Social scientists including Ryan Murphy, Kurt Ackermann, and Michel Handgraaf deem such decisions as defining someone’s social value orientation. People who make decisions that help the collective good have higher social value orientations while those who make more selfish decisions hold a lower social value orientation. We hope our leaders would act in a pro-social way.

People generally fall into five different types of social value orientations about their attitudes in distributing resources: altruistic, co-operative, equality-seeking, individualistic, and competitive.

Psychologist Eva Krockow calls altruists as people with a tendency to act selflessly by generously putting others’ needs above their own.

In comparison, co-operative types are team players who prioritise the group’s interests over their own by sacrificing some rather than most personal gains.

Equality-seeking type people are mainly motivated by fairness and prefer to divide resources equally to ensure that everybody involved receives the same.

Individualists are people who want to maximise their gains by putting their interests above anyone else’s outcomes.

Finally, competitive types receive motivation from winning rather than just gaining. Such people like doing better than others comparatively and typically share resources in a way that increases the difference between themselves and other individuals.

So, in the earlier scenario, those who chose the first options for payoffs if acting as the governor would fall into the altruistic type category.

Those selecting the second option are co-operative equity-based. Both the first and second choices are pro-social options.

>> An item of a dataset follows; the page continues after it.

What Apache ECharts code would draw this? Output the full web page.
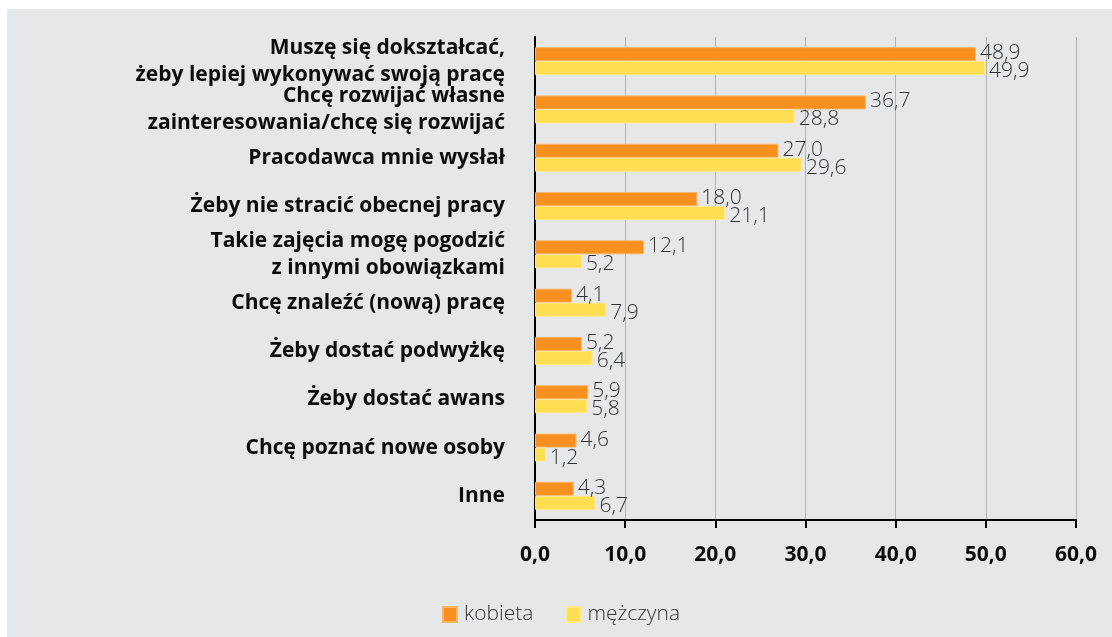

Readers selecting the third option reflect individualistic attitudes while those desirous of the fourth payout option are competitive. Both the third and fourth options show pro-self preferences.

Thankfully in societies, most individuals do tend to be more co-operative types. They want to maximise their benefits but also help others maximise too. Altruistic types, sadly, are much rarer. What type of leaders do we tend to elect in Kenya?

Do we put co-operative pro-social decision-makers into an office or do we elect pro-self competitive and individualistic leaders? Let us not be fooled by bravado and confidence.

Let us earnestly look for pro-social leaders in our communities and our national politics.